In the poem, I described an external conflict between the main character Mary Maloney and her husband, Patrick Maloney (Character vs. Character). The words used in the poem was from a short story called Lamb to the Slaughter, written by Roald dahl. The conflict occurred on an evening, when Patrick returned home from work. After a sequence of unusual behaviors from Patrick, he finally opened his mouth and told Mary about a divorce. Mary was first stunned, but after spotting the frozen lamb leg in the fridge, a dangerous thought came to her mind, and that was to murder her husband.

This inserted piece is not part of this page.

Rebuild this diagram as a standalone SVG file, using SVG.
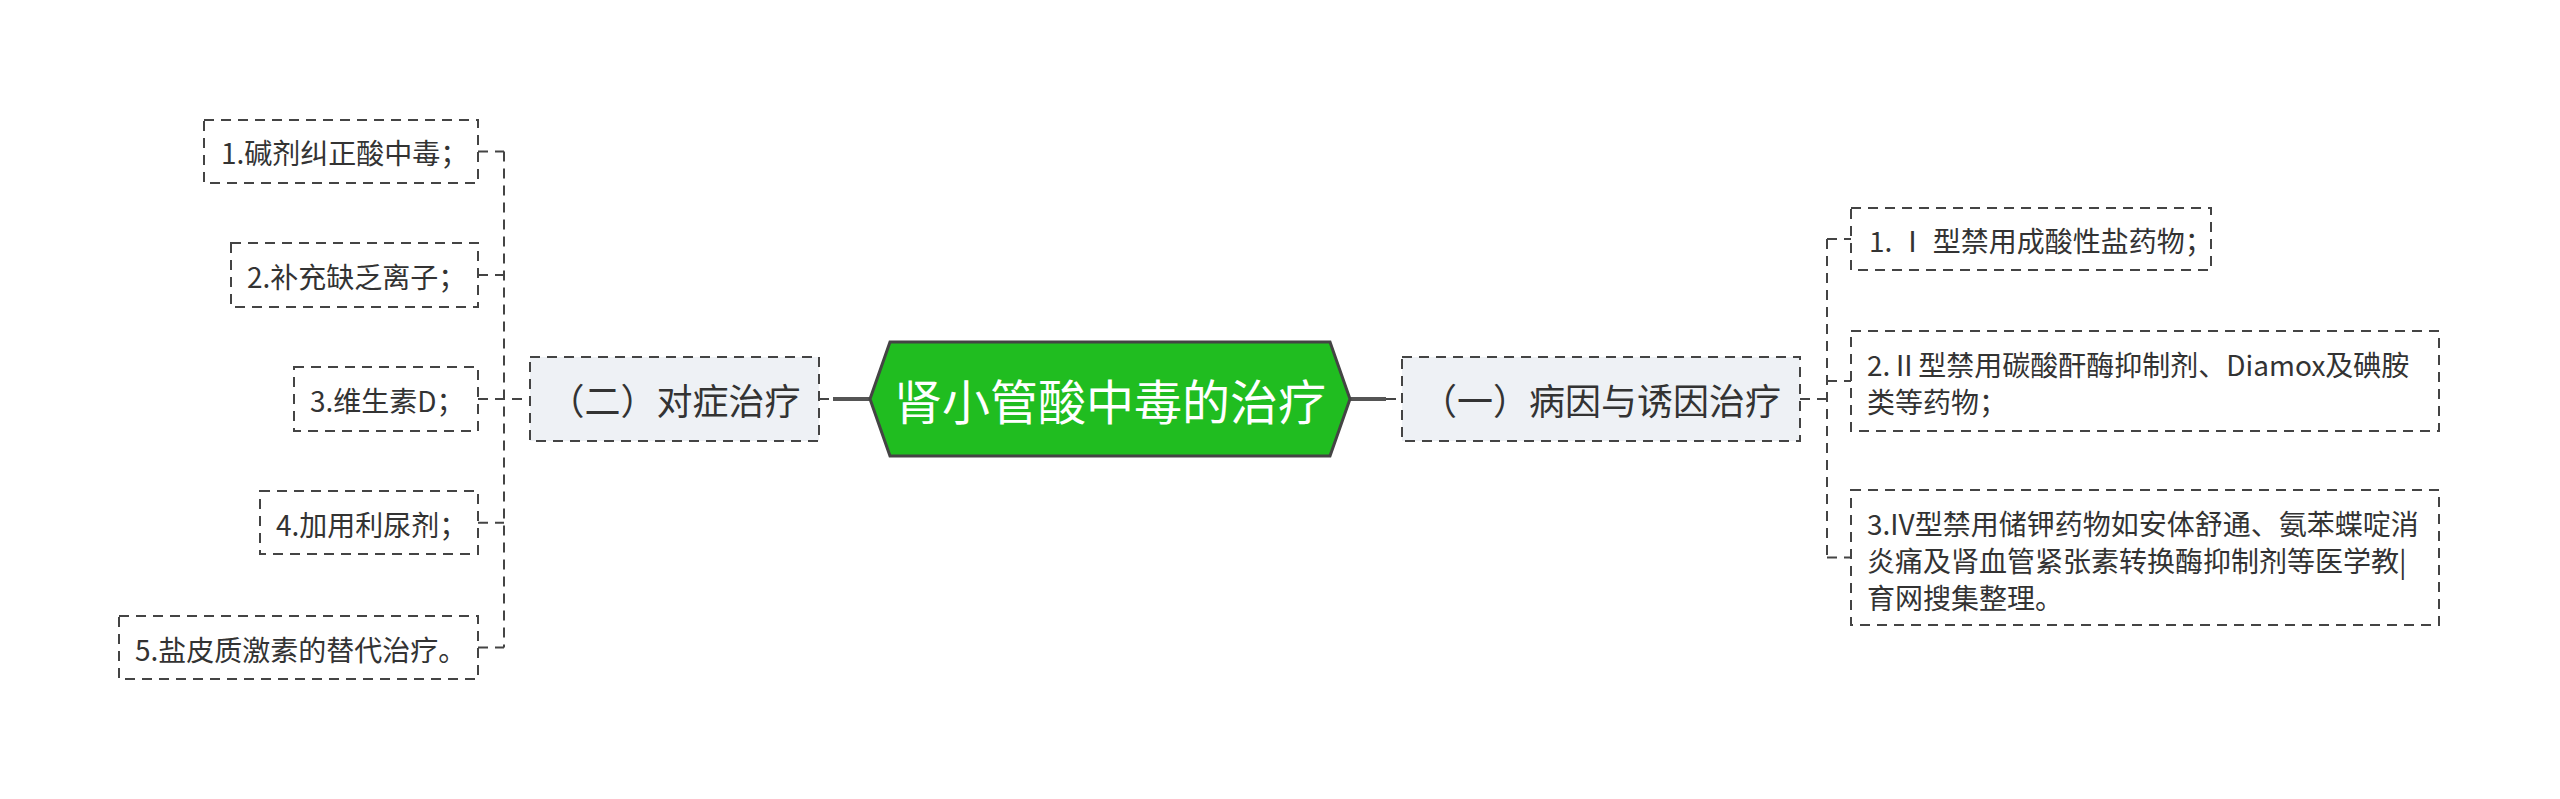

The conversation between the two of them is designated to be when the author first introduces the conflict, after a series of rising actions, it had led to the scene of the murder which was the climax and at the same time, is the “happening” of the main conflict.
On the first few sentences, I enhanced the unease that Mary was feeling by using two dialogues from Patrick, all which telling her to sit down.
Then, the sentence “He became motionless, head down” appeared because it’s intentioned to imply to the reader that Patrick was not feeling proud to tell Mary about the divorce.
“Chin and mouth, in shadows” was used to express that the words Patrick said was very disreputable. Which links with the text that he wishes the things he told Mary is to be kept a secret and “needn’t really be any fuss.” -Paragraph 35 Especially the people at his job site, he’s not wishing for them to know.
“I’ll get the supper” is a very short dialogue from Mary. It’s short, but full of emotions. When she first said so, it was full of confusion and blankness, or a complicated feeling that Mary is having at the moment. Possibly being dazed, surprised, and completely at a loss of what to do. This sentence also presents a fact that Mary is trying to turn away from the reality. When she said, “I’ll get the supper”, it was a sign to go somewhere else and back away from everything. Her husband, the living room……just away from where she was and take some time alone. And interestingly, this helped Mary to discover the lamb leg in the fridge, allowing the plot to move on to the next stage.
Then, the reason why I used “All right” was because this phrase had a special tone to it. It sounded like hate and the intension for revenge—usually a phrase to hear from a hero movie. The main character shows a scorn and unyielding attitude towards the inequality and the cruelty of the real world, then swears to not bow towards their so-called destiny. And when that happens, they just go “All right then, I’ll… (swears to do something heroic)” In this case, during the time when Mary was left alone, “All right.” can cue the reader, that her confusion had started to fade away and what replaces the feeling was hate. Maybe hate was a little too harsh. Though, it was that moment when the intention to murder her husband emerges in her heart, but Mary does not notice it herself. This kind of equals to a carry forward of the plot and moves even closer to the main conflict of Mary murdering Patrick.
Followed by, when Mary was holding that lamb leg, passing by the living room, the sight of her husband had stimulated and triggered the intention to seek for revenge, the rage of Patrick leaving her during her weakest period, the period when she needs a lot of help—the period when she was already six months pregnant. The rage had motivated her into doing something next that was also the main conflict of the story—that is: “She swung in the air and brought it down. Hard. He crashed to the carpet……She killed him.”
Overall, I think the story delivers the bitter and irony of unsatisfied men. Through Patrick Maloney, Mary’s husband, the author had portrayed the result of an unfaithful man, of his horrible decisions and actions that led to his own death. His death was full of irony. Moreover, I think the story also had extruded the stupidity of Patrick Maloney through the foolish decision he made. If we recalled the story, Mary was doing almost everything that a wife can possibly do for their husband. From greeting him at the door to preparing supper. From hanging his coat to being considerate. Even with such a wife, Patrick decided to leave her because of his own desires. With Mary’s pregnancy, he left her when she needs him the most. All of this horrible timing and decisions adds up and worked as a blasting fuse towards Mary. Of course, Mary doesn’t want to get the reputation of being abandoned by her own husband. It was also out of rage when her husband decided to not only leave her, but also their baby that is still in her belly. So, in the end, Mary decided to kill Patrick. He ends up getting himself killed by the woman he had just chosen to abandon. Sarcastic, right?
Last but not least, the reason(s) why I had chosen the picture with the bloody lamb leg and dark smokes (Picture origin) to suit my poem. The lamb leg and the blood on it was to represent Patrick’s death. It’s supposed to give a feeling of sarcastic because 1) He was murdered by a piece of meat and died in the hands of a woman he’s about to leave. 2) He died because of his own stupidity. Then, the black smoke represents the desires that blinded Patrick Maloney into deciding to leave Mary. These two works together and form into the meaning of: The brief desires before one’s eyes can blind a man into making the wrong choice and end up getting a death full of irony. Because the meaning of this picture signifies the conflict and parts of the theme, I thought this illustration would suit perfectly.